The room's too cool now, sun behind clouds, and he's a fool with a dying woman clinging on, clinging, dragging him down through that big blessed hole. Her chin is sharp, digging in his chest, shivering with holding her insubstantial weight. "I gotta go, got things to do, Julie. Tell you what, John's coming around later with a bottle of lemonade for you, remember baby? But I gotta go..." A fool now, in this cool room. She's caught him out with that acerbic insight peculiar to the dying. He can't love this thing, this dying thing, can't stand to watch her disintegrating.
She's crying now, into his jacket, crying and coughing when she can't pull any air. "Open the window before you do. Open the window, darling, and let me breathe." It's impossible now, with the shaking in her bones and the dampness in the room. "I need a glass, need a glass of water, please stay just a moment..." She's killed him, suspected him to death. Magnified, he is cotton: porous, regular, simplistic. He can't hide his revulsion under a skin thinned by mental exhaustion. He has to go, go, into the air, out of the noxious and nauseous and horrible air.
Forces himself to hold Julie, lead her back to that gaol-barred iron bed. She's hardly there, no weight at all; pure wretched emotion and melting lumps of uneasy disease, poisonous with the need to be comforted, cossetted, appeased. She's dragging him down through the floor that is a hole, a portal to the worms and the earth and the dank dull smells of churches. Whispering now, demanding something; her expired voice is unnaturally forceful, harsh, an inaudible klaxon. "Would you, could you turn on the radio? It's so lonesome here, nothing to hear but yourself breathing."
She holds herself up by the headboard, half turned away from him, watching the street: three young mothers with black perambulators, respectable and firm and every one the same, living and breathing and walking alike. She is the centre of a nimbus, indistinguishable from the toxic rays of a sun Roentgen might have envied. "I watched for you in the street, Barry, watched all the afternoon. I thought you wouldn't come, wouldn't ever come with me so wasted up. You'd go to her, to her, she's alive and I'm stuck here with this damned - nothing."

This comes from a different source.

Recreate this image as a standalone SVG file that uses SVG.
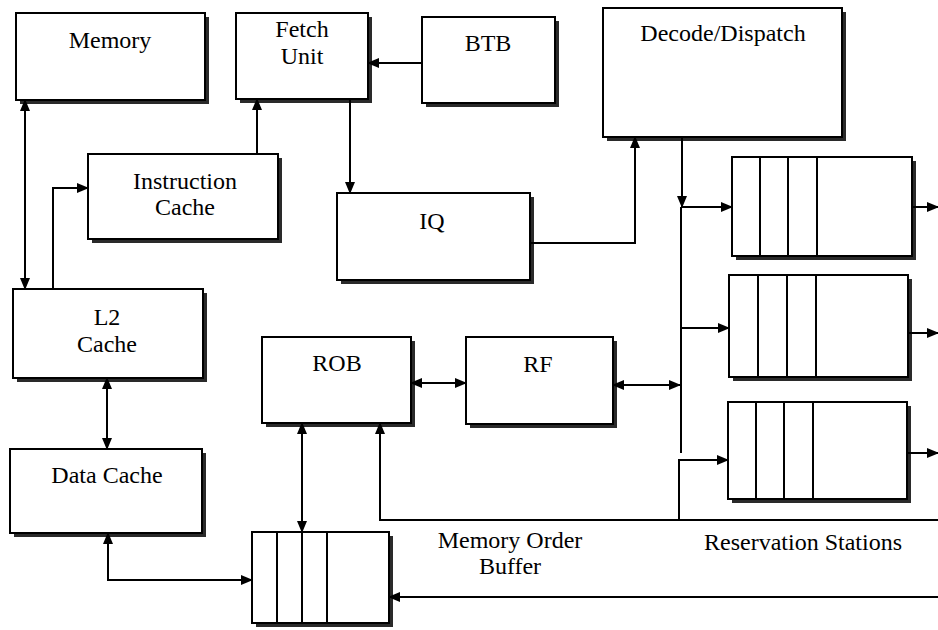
<svg xmlns="http://www.w3.org/2000/svg" width="938" height="630" viewBox="0 0 938 630">
<style>
.box{fill:#fff;stroke:#000;stroke-width:2}
.sh{fill:#2a2a2a}
.div{stroke:#000;stroke-width:2}
.t{font-family:"Liberation Serif","Times New Roman",serif;font-size:24px;fill:#000;text-anchor:middle}
.c{fill:none;stroke:#000;stroke-width:2}
</style>
<defs>
<marker id="ah" viewBox="0 0 12 10" refX="11" refY="5" markerWidth="12" markerHeight="10" markerUnits="userSpaceOnUse" orient="auto-start-reverse">
<path d="M0,0 L12,5 L0,10 Z" fill="#000"/>
</marker>
</defs>
<rect width="938" height="630" fill="#fff"/>

<g id="memory"><rect class="sh" x="20" y="17" width="189" height="87"/><rect class="box" x="16" y="13" width="189" height="87"/><text class="t" x="110" y="48">Memory</text></g>
<g id="fetch"><rect class="sh" x="240" y="17" width="132" height="86"/><rect class="box" x="236" y="13" width="132" height="86"/><text class="t" x="302" y="37">Fetch</text><text class="t" x="302" y="64">Unit</text></g>
<g id="btb"><rect class="sh" x="426" y="21" width="133" height="86"/><rect class="box" x="422" y="17" width="133" height="86"/><text class="t" x="488" y="51">BTB</text></g>
<g id="decode"><rect class="sh" x="607" y="12" width="239" height="129"/><rect class="box" x="603" y="8" width="239" height="129"/><text class="t" x="723" y="41">Decode/Dispatch</text></g>
<g id="icache"><rect class="sh" x="92" y="158" width="190" height="85"/><rect class="box" x="88" y="154" width="190" height="85"/><text class="t" x="185" y="189">Instruction</text><text class="t" x="185" y="215">Cache</text></g>
<g id="iq"><rect class="sh" x="341" y="197" width="193" height="87"/><rect class="box" x="337" y="193" width="193" height="87"/><text class="t" x="432" y="229">IQ</text></g>
<g id="l2"><rect class="sh" x="17" y="293" width="190" height="89"/><rect class="box" x="13" y="289" width="190" height="89"/><text class="t" x="107" y="325">L2</text><text class="t" x="107" y="352">Cache</text></g>
<g id="rob"><rect class="sh" x="266" y="341" width="149" height="86"/><rect class="box" x="262" y="337" width="149" height="86"/><text class="t" x="337" y="371">ROB</text></g>
<g id="rf"><rect class="sh" x="470" y="341" width="147" height="87"/><rect class="box" x="466" y="337" width="147" height="87"/><text class="t" x="538" y="372">RF</text></g>
<g id="dcache"><rect class="sh" x="14" y="453" width="192" height="84"/><rect class="box" x="10" y="449" width="192" height="84"/><text class="t" x="107" y="483">Data Cache</text></g>
<g id="mob"><rect class="sh" x="256" y="536" width="137" height="91"/><rect class="box" x="252" y="532" width="137" height="91"/><line class="div" x1="277" y1="532" x2="277" y2="623"/><line class="div" x1="302" y1="532" x2="302" y2="623"/><line class="div" x1="327" y1="532" x2="327" y2="623"/></g>
<g id="rs1"><rect class="sh" x="736" y="161" width="180" height="99"/><rect class="box" x="732" y="157" width="180" height="99"/><line class="div" x1="760" y1="157" x2="760" y2="256"/><line class="div" x1="788" y1="157" x2="788" y2="256"/><line class="div" x1="817" y1="157" x2="817" y2="256"/></g>
<g id="rs2"><rect class="sh" x="733" y="279" width="179" height="102"/><rect class="box" x="729" y="275" width="179" height="102"/><line class="div" x1="758" y1="275" x2="758" y2="377"/><line class="div" x1="787" y1="275" x2="787" y2="377"/><line class="div" x1="816" y1="275" x2="816" y2="377"/></g>
<g id="rs3"><rect class="sh" x="732" y="406" width="179" height="97"/><rect class="box" x="728" y="402" width="179" height="97"/><line class="div" x1="756" y1="402" x2="756" y2="499"/><line class="div" x1="784" y1="402" x2="784" y2="499"/><line class="div" x1="813" y1="402" x2="813" y2="499"/></g>
<g id="labels"><text class="t" x="510" y="548">Memory Order</text><text class="t" x="510" y="574">Buffer</text><text class="t" x="803" y="550">Reservation Stations</text></g>

<g id="connectors">
<path class="c" d="M25,100 V289" marker-start="url(#ah)" marker-end="url(#ah)"/>
<path class="c" d="M53,289 V188 H88" marker-end="url(#ah)"/>
<path class="c" d="M257,154 V99" marker-end="url(#ah)"/>
<path class="c" d="M422,63 H368" marker-end="url(#ah)"/>
<path class="c" d="M350,99 V193" marker-end="url(#ah)"/>
<path class="c" d="M530,243 H635 V137" marker-end="url(#ah)"/>
<path class="c" d="M682,137 V207" marker-end="url(#ah)"/>
<path class="c" d="M681,207 V453"/>
<path class="c" d="M681,207 H732" marker-end="url(#ah)"/>
<path class="c" d="M681,328 H729" marker-end="url(#ah)"/>
<path class="c" d="M613,385 H680" marker-start="url(#ah)" marker-end="url(#ah)"/>
<path class="c" d="M679,520 V460 H728" marker-end="url(#ah)"/>
<path class="c" d="M912,207 H938" marker-end="url(#ah)"/>
<path class="c" d="M908,333 H938" marker-end="url(#ah)"/>
<path class="c" d="M907,453 H938" marker-end="url(#ah)"/>
<path class="c" d="M938,520 H380 V423" marker-end="url(#ah)"/>
<path class="c" d="M938,597 H389" marker-end="url(#ah)"/>
<path class="c" d="M411,383 H466" marker-start="url(#ah)" marker-end="url(#ah)"/>
<path class="c" d="M302,423 V532" marker-start="url(#ah)" marker-end="url(#ah)"/>
<path class="c" d="M107,378 V449" marker-start="url(#ah)" marker-end="url(#ah)"/>
<path class="c" d="M108,533 V580 H252" marker-start="url(#ah)" marker-end="url(#ah)"/>
</g>
</svg>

Barry watches that narrow chest, her fish's chest, inflate; she will curse him, call down death and sorrow upon his uncomplicated workman's head. Curse her first; she will die anyway, and so much the better; twists his fingers together to stop his wicked urges to shake the spun-glass witch. "So what if I do go with her, eh? So what if I can't bloody stand to watch you die, die, and die hating me? You're over with, you're through; I'm alive and going to be alive when you and your bones and your hateful little mind are dust! Maybe I won't come tomorrow, did'ya think about that? You cried about it, cried to pass the time, that's what; really cry now because I'm gone, Julie. God help me, woman, I loved you, but I can't stand to see you die."
No answer from the window, only cold and clammy silence from the emaciated snow statue watching the windowpanes with exacting equanimity, circumspect and mathematical and wrenchingly false.
Pantomime rhonchi, aptheoses of ausculations, slide through the doorway's safe haven. "Visiting hours are nearly done, Mr Casserly. I think it's best that you leave and allow Miss McCarthy to get some rest." A nurse, young, ruddy in the cheeks and stoically solid of body behind her hard-starch apron. Her eyes accusing and direct beneath that white student's cap are judge, jury, and executioner, convicting him of murder. She carries, like an especially apt and perverse proverb, a glass of water. Julie's eyes, invisibly fixed on the mothers with perambulators, pull the lever, drop the trapdoor, and snap his neck. I'm a fool, a murdering fool, in this sick room, this cool room. The unencumbered sun will be cheerful, painfully and insanely cheerful.
Outside, he can smell the sickness on his skin.